= General Aptitude Test Battery =

Work-related cognitive test

The General Aptitude Test Battery (GATB) is a work-related cognitive test developed by the U.S. Employment Service (USES), a division of the Department of Labor. It has been extensively used to study the relationship between cognitive abilities, primarily general intelligence, and job performance.

== National Academy of Science review (1989) ==
The test was extensively reviewed by the National Academy of Science in 1989 in the report Fairness in Employment Testing.

NAS concluded that the GATB is "adequate in psycho-metric quality", but that there were two problems if it was to be extensively used in practice. The first was that there were few alternate forms, which makes it likely that others will obtain a copy of the test and provide on-test training which decreases the validity. The second was that many of the tests were heavily speeded (timed), and that there were several easy to test strategies for increasing scores on speeded tests e.g. filling out the remaining items with random answers when one is running out of time. The report similarly examined questions of test bias (finding some bias in favor of Blacks), validity (finding lower validity, average r = .25 to .35, than reported elsewhere, and that this was primarily due to methodological differences).

== GATB Race-Norming Controversy ==

Beginning in 1981 with little publicity, the United States Employment Service began "race-norming" the reports of results of the GATB. The aim of this practice was to meet affirmative-action goals and to counteract alleged racial bias in aptitude tests administered to job applicants,. Race-norming was also applied to neuropsychological tests, to reduce the number of blacks theoretically misclassified as cognitively impaired.

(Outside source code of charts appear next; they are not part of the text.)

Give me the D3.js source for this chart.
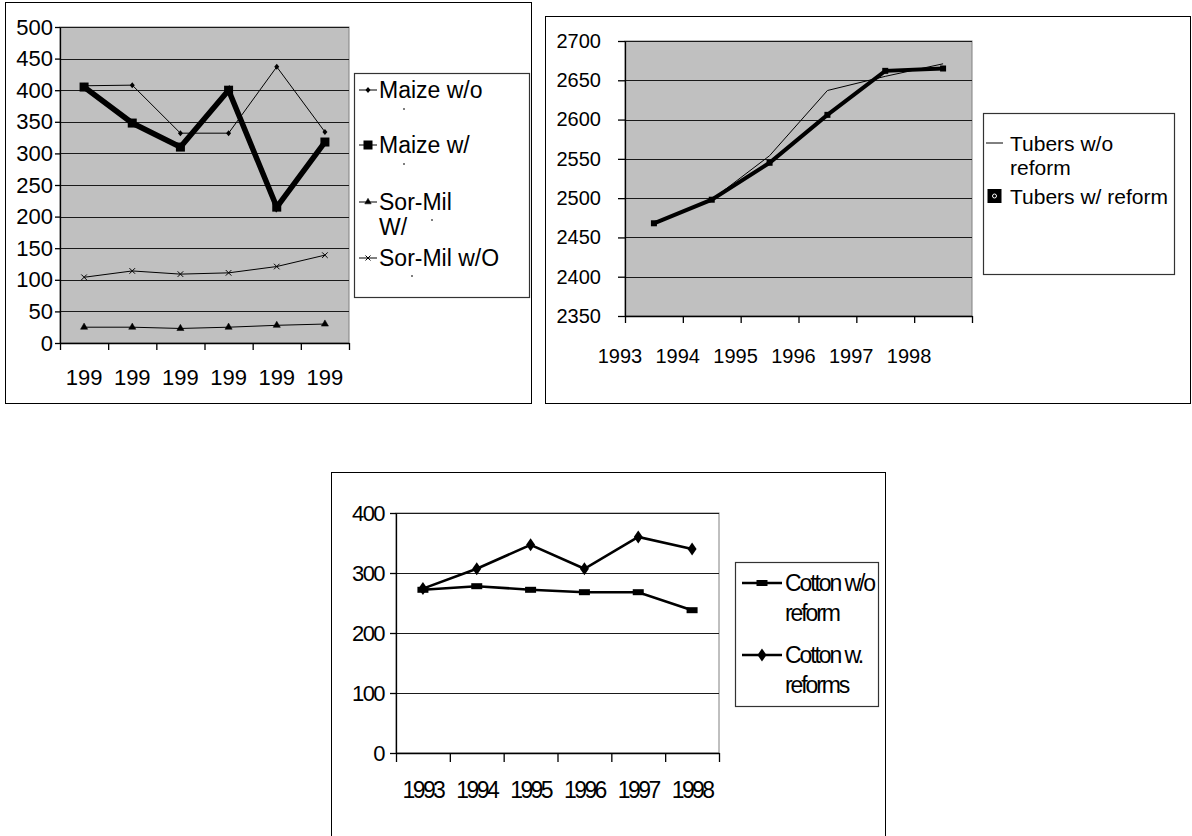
<!DOCTYPE html>
<html>
<head>
<meta charset="utf-8">
<script src="https://cdn.jsdelivr.net/npm/d3@7"></script>
<style>
body { margin: 0; background: #fff; }
text { font-family: Arial, "Liberation Sans", sans-serif; fill: #000; }
</style>
</head>
<body>
<svg width="1192" height="836"></svg>
<script>
// values
var years = ["1993", "1994", "1995", "1996", "1997", "1998"];
var shortYears = ["199", "199", "199", "199", "199", "199"];

var maizeWithout = [407, 408, 332, 332, 437, 334];
var maizeWith = [405, 348, 310, 400, 215, 318];
var sorMilWith = [25, 25, 23, 25, 28, 30];
var sorMilWithout = [104, 114, 109, 111, 121, 139];
var maizeTicks = [0, 50, 100, 150, 200, 250, 300, 350, 400, 450, 500];

var tubersWithout = [2469, 2498, 2554, 2637, 2655, 2671];
var tubersWith = [2468, 2498, 2545, 2606, 2662, 2665];
var tuberTicks = [2350, 2400, 2450, 2500, 2550, 2600, 2650, 2700];

var cottonWithout = [272, 278, 272, 268, 268, 238];
var cottonWith = [274, 307, 347, 307, 360, 340];
var cottonTicks = [0, 100, 200, 300, 400];

var svg = d3.select("svg");

function frame(x, y, w, h) {
  svg.append("rect").attr("x", x + 0.5).attr("y", y + 0.5)
    .attr("width", w).attr("height", h)
    .attr("fill", "none").attr("stroke", "#000").attr("stroke-width", 1);
}

// one excel-like line chart panel
function panel(c) {
  var g = svg.append("g");
  var x = d3.scaleLinear().domain([0, c.cats.length]).range([c.l, c.r]);
  var y = d3.scaleLinear().domain([c.ticks[0], c.ticks[c.ticks.length - 1]]).range([c.b, c.t]);

  g.append("rect").attr("x", c.l).attr("y", c.t)
    .attr("width", c.r - c.l).attr("height", c.b - c.t)
    .attr("fill", c.bg).attr("stroke", "#808080").attr("stroke-width", 1);

  g.selectAll(".grid").data(c.ticks.slice(1)).enter().append("line")
    .attr("x1", c.l).attr("x2", c.r)
    .attr("y1", function(d) { return Math.round(y(d)) + 0.5; })
    .attr("y2", function(d) { return Math.round(y(d)) + 0.5; })
    .attr("stroke", "#1a1a1a").attr("stroke-width", 1.2);

  var ya = g.append("g").attr("transform", "translate(" + c.l + ",0)")
    .call(d3.axisLeft(y).tickValues(c.ticks).tickFormat(d3.format("d"))
      .tickSize(c.ytick).tickPadding(c.ypad).tickSizeOuter(0));
  g.append("g").attr("transform", "translate(0," + c.b + ")")
    .call(d3.axisBottom(x).tickValues(d3.range(c.cats.length + 1)).tickSize(c.xtick).tickFormat("").tickSizeOuter(0));
  g.selectAll(".domain").attr("stroke", "#000").attr("stroke-width", 1.3);
  g.selectAll(".tick line").attr("stroke", "#000").attr("stroke-width", 1.3);
  ya.selectAll("text").attr("font-size", c.yfont).attr("font-family", "Arial, Liberation Sans")
    .style("letter-spacing", c.yls + "px").attr("fill", "#000");

  g.selectAll(".xlab").data(c.cats).enter().append("text")
    .attr("x", function(d, i) { return x(i + 0.5) + c.xlabShift; })
    .attr("y", c.xlabY)
    .attr("text-anchor", "middle")
    .attr("font-size", c.xfont)
    .style("letter-spacing", c.xls + "px")
    .text(function(d) { return d; });

  c.series.forEach(function(s) {
    var line = d3.line().x(function(d, i) { return x(i + 0.5); }).y(function(d) { return y(d); });
    g.append("path").datum(s.values).attr("d", line)
      .attr("fill", "none").attr("stroke", "#000").attr("stroke-width", s.width)
      .attr("stroke-linejoin", "miter");
    if (s.marker) {
      g.selectAll(null).data(s.values).enter().append("g")
        .attr("transform", function(d, i) { return "translate(" + x(i + 0.5) + "," + y(d) + ")"; })
        .each(function() { s.marker(d3.select(this)); });
    }
  });
  return { x: x, y: y };
}

function legend(box, items, font, ls) {
  svg.append("rect").attr("x", box.x + 0.5).attr("y", box.y + 0.5)
    .attr("width", box.w).attr("height", box.h)
    .attr("fill", "#fff").attr("stroke", "#333").attr("stroke-width", 1.2);
  items.forEach(function(it) {
    if (it.lineWidth) {
      svg.append("line").attr("x1", it.x1).attr("x2", it.x2).attr("y1", it.y).attr("y2", it.y)
        .attr("stroke", "#000").attr("stroke-width", it.lineWidth);
    }
    if (it.marker) {
      var m = svg.append("g").attr("transform", "translate(" + (it.x1 + it.x2) / 2 + "," + it.y + ")");
      it.marker(m);
    }
    it.lines.forEach(function(t, k) {
      svg.append("text").attr("x", it.tx).attr("y", it.y + k * it.lh).attr("dy", "0.36em")
        .attr("font-size", font).style("letter-spacing", ls + "px").text(t);
    });
  });
}

function sym(type, size, filled) {
  return function(sel) {
    sel.append("path").attr("d", d3.symbol(type, size)())
      .attr("fill", filled ? "#000" : "none")
      .attr("stroke", "#000").attr("stroke-width", filled ? 0.5 : 1);
  };
}
function rectMark(w, h) {
  return function(sel) {
    sel.append("rect").attr("x", -w / 2).attr("y", -h / 2).attr("width", w).attr("height", h).attr("fill", "#000");
  };
}
function tallDiamond(w, h) {
  return function(sel) {
    sel.append("path").attr("d", "M0," + (-h / 2) + "L" + (w / 2) + ",0L0," + (h / 2) + "L" + (-w / 2) + ",0Z")
      .attr("fill", "#000");
  };
}
var timesType = d3.symbolTimes || d3.symbolX || d3.symbolCross;

// ---- maize / sorghum-millet ----
frame(5, 2, 526, 401);
panel({
  cats: shortYears, ticks: maizeTicks, bg: "#c0c0c0",
  l: 60, r: 349, t: 27, b: 343,
  ytick: 5, ypad: 2, yfont: 22, yls: 0,
  xtick: 7, xfont: 22, xls: 0, xlabY: 385, xlabShift: 0,
  series: [
    { values: maizeWithout, width: 1, marker: tallDiamond(5, 6) },
    { values: maizeWith, width: 5.5, marker: rectMark(9, 9) },
    { values: sorMilWith, width: 1, marker: sym(d3.symbolTriangle, 22, true) },
    { values: sorMilWithout, width: 1, marker: sym(timesType, 22, false) }
  ]
});
legend({ x: 354, y: 73, w: 175, h: 224 }, [
  { x1: 359, x2: 377, y: 90, lineWidth: 1, marker: tallDiamond(5, 6), tx: 379, lh: 0, lines: ["Maize w/o"] },
  { x1: 359, x2: 377, y: 145, lineWidth: 1, marker: rectMark(9, 9), tx: 379, lh: 0, lines: ["Maize w/"] },
  { x1: 359, x2: 377, y: 202, lineWidth: 1, marker: sym(d3.symbolTriangle, 18, true), tx: 379, lh: 25, lines: ["Sor-Mil", "W/"] },
  { x1: 359, x2: 377, y: 258, lineWidth: 1, marker: sym(timesType, 18, false), tx: 379, lh: 0, lines: ["Sor-Mil w/O"] }
], 23, 0);
// clipped second lines of the legend entries
[[404, 109], [404, 164], [432, 220], [412, 276]].forEach(function(p) {
  svg.append("line").attr("x1", p[0] - 1).attr("x2", p[0] + 1).attr("y1", p[1]).attr("y2", p[1])
    .attr("stroke", "#000").attr("stroke-width", 1.2);
});

// ---- tubers ----
frame(545, 16, 645, 387);
panel({
  cats: years, ticks: tuberTicks, bg: "#c0c0c0",
  l: 625, r: 972, t: 41, b: 316,
  ytick: 7, ypad: 17, yfont: 20, yls: 0,
  xtick: 7, xfont: 20, xls: 0, xlabY: 363, xlabShift: -34,
  series: [
    { values: tubersWithout, width: 1, marker: null },
    { values: tubersWith, width: 4, marker: rectMark(6, 6) }
  ]
});
legend({ x: 983, y: 113, w: 191, h: 161 }, [
  { x1: 986, x2: 1003, y: 143, lineWidth: 1, marker: null, tx: 1010, lh: 24, lines: ["Tubers w/o", "reform"] },
  { x1: 987, x2: 1002, y: 196, lineWidth: 0, marker: function(sel) {
      sel.append("rect").attr("x", -7).attr("y", -7).attr("width", 14).attr("height", 14).attr("fill", "#000");
      sel.append("circle").attr("r", 2).attr("fill", "none").attr("stroke", "#fff").attr("stroke-width", 1);
    }, tx: 1010, lh: 0, lines: ["Tubers w/ reform"] }
], 21, 0);

// ---- cotton ----
frame(331, 472, 554, 420);
panel({
  cats: years, ticks: cottonTicks, bg: "#fff",
  l: 396, r: 719, t: 513, b: 753,
  ytick: 6, ypad: 6, yfont: 22, yls: -1.6,
  xtick: 9, xfont: 23, xls: -2.6, xlabY: 798, xlabShift: 0,
  series: [
    { values: cottonWithout, width: 2.6, marker: rectMark(11, 6) },
    { values: cottonWith, width: 2.6, marker: tallDiamond(9, 13) }
  ]
});
legend({ x: 735, y: 562, w: 143, h: 144 }, [
  { x1: 742, x2: 782, y: 583, lineWidth: 2.6, marker: rectMark(11, 6), tx: 785, lh: 30, lines: ["Cotton w/o", "reform"] },
  { x1: 742, x2: 782, y: 655, lineWidth: 2.6, marker: tallDiamond(9, 13), tx: 785, lh: 30, lines: ["Cotton w.", "reforms"] }
], 23, -2.1);
</script>
</body>
</html>
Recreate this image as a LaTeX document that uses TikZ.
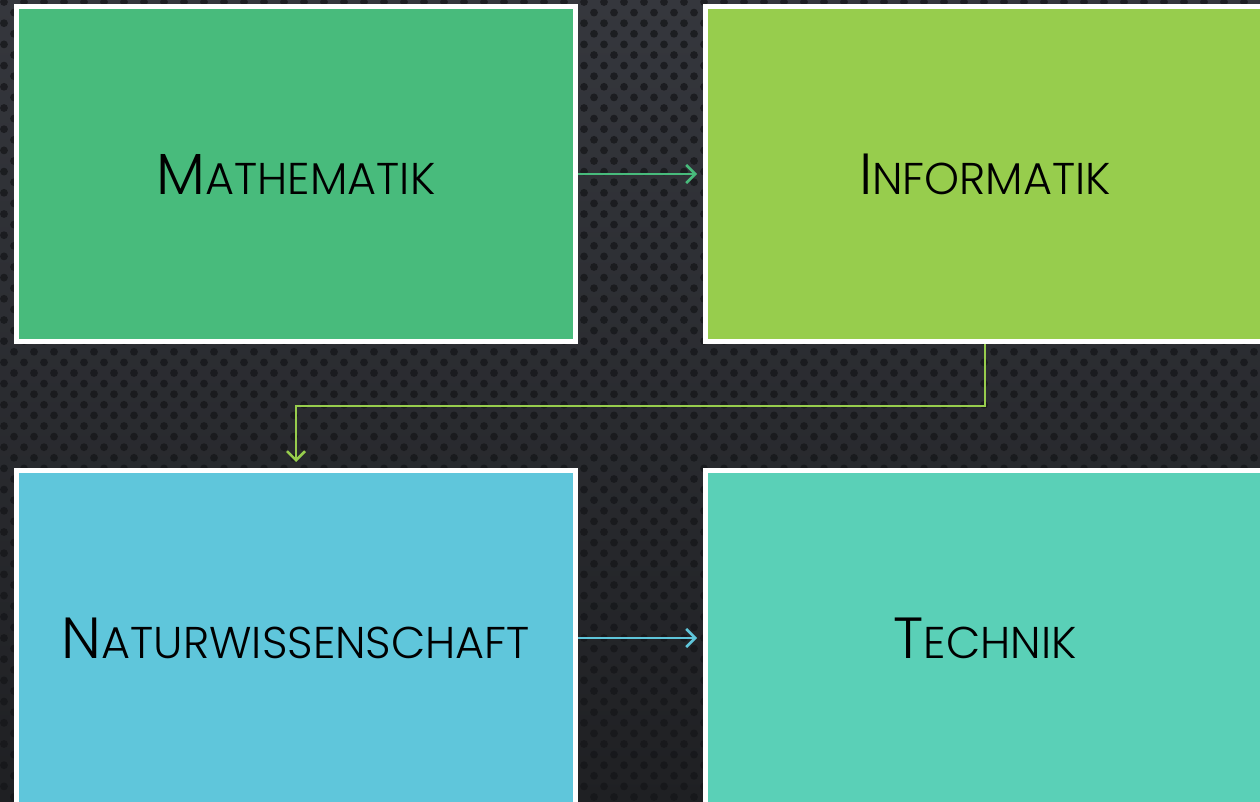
\documentclass[tikz,border=0pt]{standalone}
\usepackage{fontspec}
\setmainfont{Poppins}[UprightFont=* Light]
\usetikzlibrary{arrows.meta}

\newlength{\du}
\setlength{\du}{1pt}

\definecolor{mathecolor}{HTML}{48BB7C}
\definecolor{infocolor}{HTML}{97CD4D}
\definecolor{naturcolor}{HTML}{5FC6DB}
\definecolor{techcolor}{HTML}{5AD0B7}
\definecolor{bgtop}{HTML}{35373D}
\definecolor{bgbottom}{HTML}{1F2023}
\definecolor{dotcolor}{HTML}{151619}

% kleine Kapitaelchen von Hand
\newcommand{\kap}[2]{{\fontsize{58}{60}\selectfont #1}{\fontsize{44.5}{46}\selectfont #2}}

\tikzset{
  fachbox/.style={draw=white, line width=5\du, minimum width=559\du,
    minimum height=335\du, inner sep=0pt},
  pfeil/.style={line width=2.5pt, -{Straight Barb[length=9pt,width=18pt]},
    shorten >=6pt},
}

\begin{document}
\begin{tikzpicture}
\pgftransformxscale{1.000000}
\pgftransformyscale{-1.000000}

\clip (0,0) rectangle (1260\du,802\du);
\useasboundingbox (0,0) rectangle (1260\du,802\du);

% Hintergrund mit Punkten
\shade[top color=bgtop, bottom color=bgbottom] (0,0) rectangle (1260\du,802\du);
\foreach \r in {0,...,76}{
  \foreach \c in {0,...,63}{
    \fill[dotcolor, opacity=0.75] ({\c*20\du+mod(\r,2)*10\du+4\du},{\r*10.6\du+2\du}) circle (3.9\du);
  }
}

\node[fachbox, fill=mathecolor] (mathe) at (296\du,174\du) {\kap{M}{ATHEMATIK}};
\node[fachbox, fill=infocolor] (info) at (985\du,174\du) {\kap{I}{NFORMATIK}};
\node[fachbox, fill=naturcolor] (natur) at (296\du,638\du) {\kap{N}{ATURWISSENSCHAFT}};
\node[fachbox, fill=techcolor] (technik) at (985\du,638\du) {\kap{T}{ECHNIK}};

\draw[pfeil, mathecolor] (mathe.east) -- (info.west);
\draw[pfeil, infocolor] (info.south) -- ++(0,62\du) -| (natur.north);
\draw[pfeil, naturcolor] (natur.east) -- (technik.west);

\end{tikzpicture}
\end{document}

For the GATB, USES did not report the raw test score of a candidate, but rather reported his/her score as a percentile of scores for test takers of the candidate's race. Thus, a black candidate scoring in the 42nd percentile of black test-takers had the same reported, race-normed score as a white candidate who had scored in the 42nd percentile of white test takers, even though the white candidate had a significantly higher raw score on the GATB. The race-norming process increased the reported scores of black and Hispanic candidates relative to their raw scores, while decreasing the reported scores of whites and Asians.

The race-norming in reported GATB individual results did not affect the demographic and statistical validity of the raw, unadjusted GATB scores.

In 1990-1991 this practice became more widely known. The public controversy over it resulted in such race-norming of employment testing being explicitly outlawed by the Civil Rights Act of 1991.

== Composition ==
The battery consists of a 12 tests which purport to measure 9 abilities or aptitudes:

| Symbol | Name | Test(s) |
|---|---|---|
| G | General Intelligence | Vocabulary, Arithmetic Reasoning, Three Dimensional Space |
| V | Verbal Aptitude | Vocabulary |
| N | Numerical Aptitude | Computation, Arithmetic Reasoning |
| S | Spatial Aptitude | Three Dimensional Space |
| P | Form Perception | Tool Matching, Form Matching |
| Q | Clerical-Perception | Name Comparison |
| K | Motor Coordination | Mark Making |
| F | Finger Dexterity | Assemble, Disassemble |
| M | Manual Dexterity | Place, Turn |

(Table after Hunt 1983.)

The abilities are also sometimes clustered into 3 groups: cognitive (G, V, N), perceptual (S, P, Q) and psychomotor (K, F, M).